Farmers outside Liffey Meats, Ballyjamesduff. Photo: Sheila Rooney

Farming re

Damian McCarney


After hundreds of beef farmers joined the IFA’s 24-hour blockade in Ballyjamesduff, a local farming rep predicts that common sense will prevail to resolve the dispute.
The sense of injustice felt over beef prices led the IFA to mobilise tens of thousands of farmers to stage protests lasting all night Monday and into Tuesday afternoon outside 30 meat processors nationwide, including at Liffey Meats plant in Ballyjamesduff. Meat Industry Ireland (MII) has condemned the blockade as both misguided and counterproductive.
The Beef Forum is expected to convene today (Wednesday) in a bid to resolve the dispute and County Cavan IFA assistant secretary, Richard Moeran, who took part in the Liffey Meats blockade, insists that Minister Simon Coveney must intervene to ensure “common sense will prevail” in a situation where farmers and processors are fundamentally interdependent.
Mr Moeran told the Celt that farmers had been pushed so far that they had no option but to make a stand with this week’s protests.
“I would equate this with a rubber band and, the more you stretch it, the greater the resistance and, at some point, the resistance is going to overcome everything else and that is exactly what happened. This was building all year.”
The protests were concerned primarily with beef prices, but anger had first been ignited by the abrupt tightening of beef specifications regarding weights and age categories for cattle at the start of this year.
“It meant that a lot of producers were caught with animals that were in spec one day, out of spec the next day,” explained Mr Moeran. “The price fall compounded it.”
Mr Moeran says that all farmers were willing to take “on the chin” the global fall in beef prices. However they found the ongoing discrepancy between the UK beef and Irish prices unacceptable. “In the last number of months, there was a gap between the price of animals being killed in the UK market, and the price of animals killed here, ending up in the UK market. That price gap opened wider and wider as the months progressed.”
He valued the difference in price obtained between an average sized carcass processed here, and a carcass processed in the UK, but both being sold in the same UK market at up to €350/carcass.
“If the market became so volatile that producers decided they would stop producing, that’s no good for anybody - it’s not good for the producers, it’s not good for the processors and it certainly isn’t good for the consumer because the price of the product will go up.”
In the course of the 24-hours, Mr Moeran estimated that over 300 farmers had taken part in the Ballyjamesduff protest.
MII however insist that the Beef Forum is the appropriate place “to engage on issues of importance to the sector, not the factory gate”, and claim that MII have offered to meet with IFA reps but the association has refused to attend.
Chairman of MII Ciaran Fitzgerald said that the blockade will only disrupt business, damage Ireland’s reputation with customers and ultimately will not impact EU beef market prices.
“Cattle prices are strengthening and the trend from the market is positive, therefore this IFA action is very unnecessary and questionable.
“While Irish cattle prices have been weaker this year (down 10-12% from the record high levels of 2013), prices across the entire EU have been reduced.
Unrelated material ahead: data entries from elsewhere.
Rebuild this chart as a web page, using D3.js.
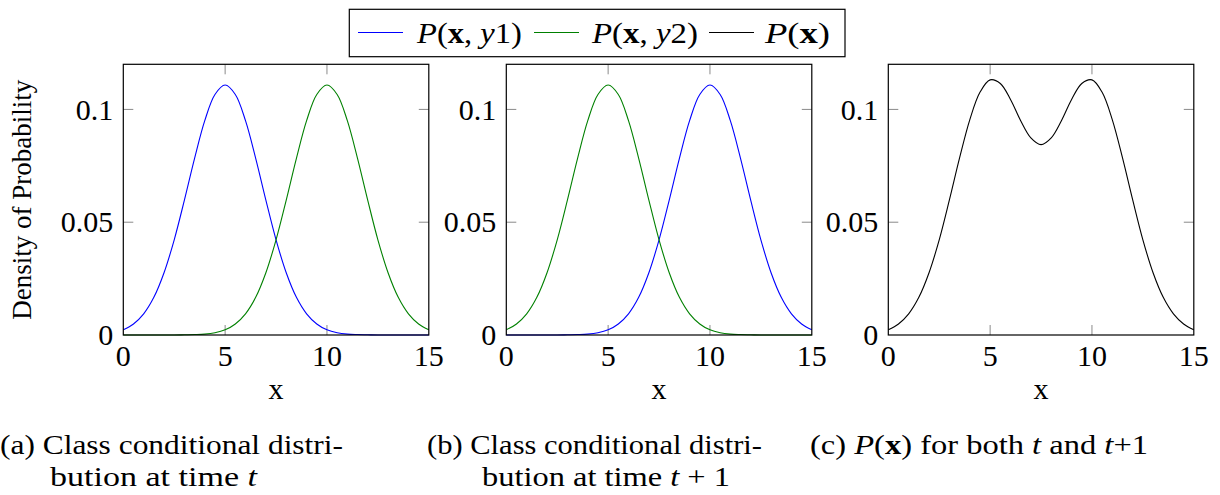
<!DOCTYPE html>
<html>
<head>
<meta charset="utf-8">
<script src="https://cdn.jsdelivr.net/npm/d3@7"></script>
<style>
  body { margin: 0; background: #fff; }
  svg { display: block; }
  text { font-family: "Liberation Serif", "Times New Roman", serif; fill: #000; }
</style>
</head>
<body>
<svg id="chart" width="1220" height="495"></svg>
<script>
const xPos = [0, 0.5, 1, 1.5, 2, 2.5, 3, 3.5, 4, 4.5, 5, 5.5, 6, 6.5, 7, 7.5,
  8, 8.5, 9, 9.5, 10, 10.5, 11, 11.5, 12, 12.5, 13, 13.5, 14, 14.5, 15];
const densityAt5 = [0.0023, 0.0049, 0.0094, 0.0167, 0.0276, 0.0422, 0.0598, 0.0783, 0.0950, 0.1066,
  0.1108, 0.1066, 0.0950, 0.0783, 0.0598, 0.0422, 0.0276, 0.0167, 0.0094, 0.0049,
  0.0023, 0.0010, 0.0004, 0.0002, 0.0001, 0, 0, 0, 0, 0, 0];
const densityAt10 = [0, 0, 0, 0, 0, 0, 0.0001, 0.0002, 0.0004, 0.0010,
  0.0023, 0.0049, 0.0094, 0.0167, 0.0276, 0.0422, 0.0598, 0.0783, 0.0950, 0.1066,
  0.1108, 0.1066, 0.0950, 0.0783, 0.0598, 0.0422, 0.0276, 0.0167, 0.0094, 0.0049, 0.0023];
const marginal = [0.0023, 0.0049, 0.0094, 0.0167, 0.0276, 0.0422, 0.0599, 0.0785, 0.0954, 0.1076,
  0.1131, 0.1115, 0.1044, 0.0950, 0.0874, 0.0844, 0.0874, 0.0950, 0.1044, 0.1115,
  0.1131, 0.1076, 0.0954, 0.0785, 0.0599, 0.0422, 0.0276, 0.0167, 0.0094, 0.0049, 0.0023];

const xTicks = [0, 5, 10, 15];
const yTicks = [0, 0.05, 0.1];
const yTickLabels = ["0", "0.05", "0.1"];

const BLUE = "#0000ff", GREEN = "#008000", BLACK = "#000000";

const svg = d3.select("#chart");

// panel frames (pixel layout)
const plotTop = 64.3, plotBottom = 335, panelW = 305.5;
const panels = [
  { left: 123.3, lines: [{ v: densityAt5, c: BLUE }, { v: densityAt10, c: GREEN }] },
  { left: 506.3, lines: [{ v: densityAt10, c: BLUE }, { v: densityAt5, c: GREEN }] },
  { left: 888.3, lines: [{ v: marginal, c: BLACK }] }
];

// write mixed italic / bold pieces into a text node
function rich(sel, parts) {
  parts.forEach(p => {
    const t = sel.append("tspan").text(p[0]);
    if (p[1] === "i") t.style("font-style", "italic");
    if (p[1] === "b") t.style("font-weight", "bold");
  });
  return sel;
}

panels.forEach((p, idx) => {
  const x = d3.scaleLinear().domain([0, 15]).range([p.left, p.left + panelW]);
  const y = d3.scaleLinear().domain([0, 0.12]).range([plotBottom, plotTop]);
  const g = svg.append("g");

  // inward ticks on all four sides
  const tickLen = 10;
  xTicks.slice(1, -1).forEach(t => {
    g.append("line").attr("x1", x(t)).attr("x2", x(t)).attr("y1", plotBottom).attr("y2", plotBottom - tickLen)
      .attr("stroke", "#8a8a8a").attr("stroke-width", 1);
    g.append("line").attr("x1", x(t)).attr("x2", x(t)).attr("y1", plotTop).attr("y2", plotTop + tickLen)
      .attr("stroke", "#8a8a8a").attr("stroke-width", 1);
  });
  yTicks.slice(1).forEach(t => {
    g.append("line").attr("x1", p.left).attr("x2", p.left + tickLen).attr("y1", y(t)).attr("y2", y(t))
      .attr("stroke", "#8a8a8a").attr("stroke-width", 1);
    g.append("line").attr("x1", p.left + panelW).attr("x2", p.left + panelW - tickLen).attr("y1", y(t)).attr("y2", y(t))
      .attr("stroke", "#8a8a8a").attr("stroke-width", 1);
  });

  // curves
  const line = d3.line()
    .x((d, i) => x(xPos[i]))
    .y(d => y(d))
    .curve(d3.curveCatmullRom.alpha(0.5));
  p.lines.forEach(s => {
    g.append("path").datum(s.v).attr("d", line)
      .attr("fill", "none").attr("stroke", s.c).attr("stroke-width", 1.1);
  });

  // frame
  g.append("rect").attr("x", p.left).attr("y", plotTop).attr("width", panelW).attr("height", plotBottom - plotTop)
    .attr("fill", "none").attr("stroke", "#000").attr("stroke-width", 1.2);

  // tick labels
  g.selectAll(".xl").data(xTicks).enter().append("text")
    .attr("x", d => x(d)).attr("y", 366).attr("text-anchor", "middle")
    .style("font-size", "30px").text(d => d);
  g.selectAll(".yl").data(yTicks).enter().append("text")
    .attr("x", p.left - 10).attr("y", d => y(d)).attr("dy", "0.34em").attr("text-anchor", "end")
    .style("font-size", "30px").text((d, i) => yTickLabels[i]);

  // axis label
  g.append("text").attr("x", p.left + panelW / 2).attr("y", 399).attr("text-anchor", "middle")
    .style("font-size", "30px").text("x");

  if (idx === 0) {
    g.append("text")
      .attr("transform", `translate(31,${(plotTop + plotBottom) / 2}) rotate(-90)`)
      .attr("text-anchor", "middle")
      .style("font-size", "27px")
      .text("Density of Probability");
  }
});

// legend
const legend = svg.append("g");
legend.append("rect").attr("x", 349.3).attr("y", 9.3).attr("width", 495.7).attr("height", 47.4)
  .attr("fill", "#fff").attr("stroke", "#000").attr("stroke-width", 1.2);
const legendItems = [
  { c: BLUE, x1: 358, tx: 417, w: 105, parts: [["P", "i"], ["("], ["x", "b"], [", "], ["y", "i"], ["1)"]] },
  { c: GREEN, x1: 534, tx: 592, w: 106, parts: [["P", "i"], ["("], ["x", "b"], [", "], ["y", "i"], ["2)"]] },
  { c: BLACK, x1: 709, tx: 765, w: 65, parts: [["P", "i"], ["("], ["x", "b"], [")"]] }
];
legendItems.forEach(it => {
  legend.append("line").attr("x1", it.x1).attr("x2", it.x1 + 45).attr("y1", 32.5).attr("y2", 32.5)
    .attr("stroke", it.c).attr("stroke-width", 1.1);
  rich(legend.append("text").attr("x", it.tx).attr("y", 43).style("font-size", "30px")
    .attr("textLength", it.w).attr("lengthAdjust", "spacingAndGlyphs"), it.parts);
});

// sub captions
const caps = svg.append("g").style("font-size", "27px");
rich(caps.append("text").attr("x", 0).attr("y", 454).attr("textLength", 343).attr("lengthAdjust", "spacingAndGlyphs"),
  [["(a) Class conditional distri-"]]);
rich(caps.append("text").attr("x", 50).attr("y", 486).attr("textLength", 207).attr("lengthAdjust", "spacingAndGlyphs"),
  [["bution at time "], ["t", "i"]]);
rich(caps.append("text").attr("x", 427).attr("y", 454).attr("textLength", 335).attr("lengthAdjust", "spacingAndGlyphs"),
  [["(b) Class conditional distri-"]]);
rich(caps.append("text").attr("x", 482).attr("y", 486).attr("textLength", 248).attr("lengthAdjust", "spacingAndGlyphs"),
  [["bution at time "], ["t", "i"], [" + 1"]]);
rich(caps.append("text").attr("x", 810).attr("y", 454).attr("textLength", 338).attr("lengthAdjust", "spacingAndGlyphs"),
  [["(c) "], ["P", "i"], ["("], ["x", "b"], [") for both "], ["t", "i"], [" and "], ["t", "i"], ["+1"]]);
</script>
</body>
</html>
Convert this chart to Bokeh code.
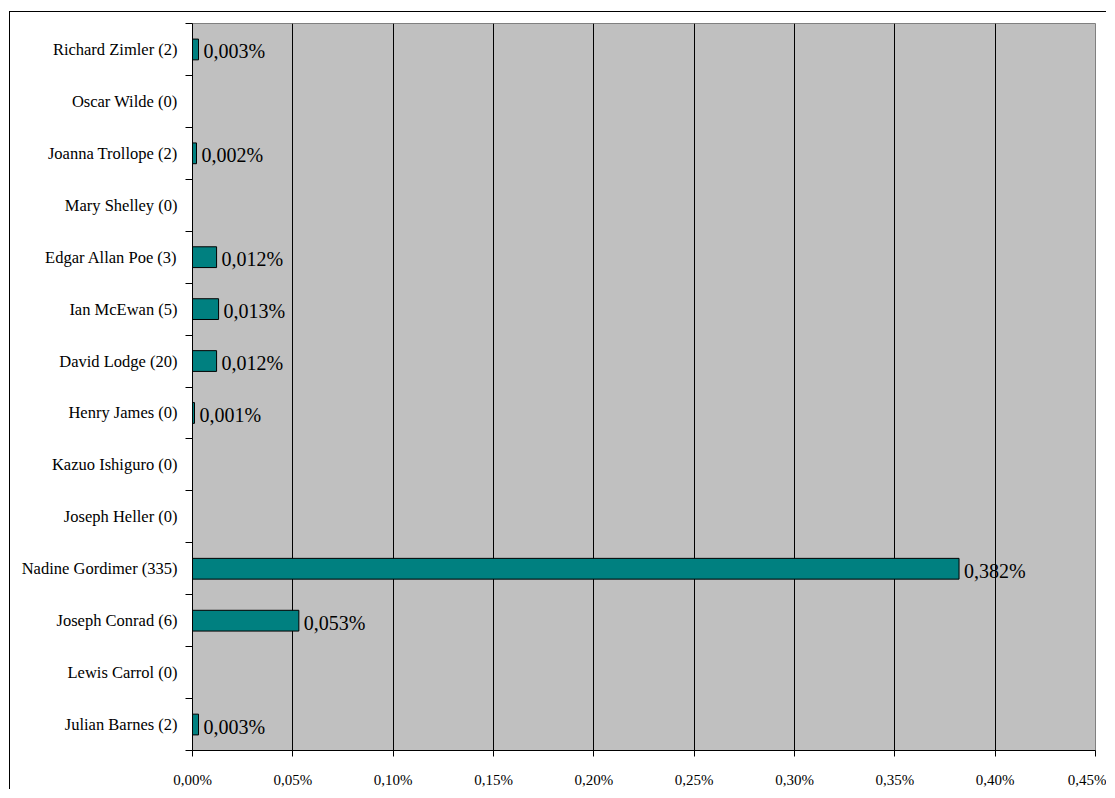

This is a direct result of a significant drop in EU beef consumption, which has fallen by 700,000 tonnes since 2010,” he said.
Mr Fitzgerald claimed that the continued focus on the comparison of the Irish price with that of the R3 steer in GB is “over-simplistic, inappropriate and wholly misleading”.
“While output prices are obviously important, they are not the sole determinant of farm profitability. The IFA have continuously refused to engage in terms of on-farm efficiency, input costs and farm profitability. A refusal to focus on input costs and efficiency means that the key elements affecting farm incomes for beef farmers are not being addressed. MII members will not be scapegoated for the refusal of other stakeholders to focus on these areas.”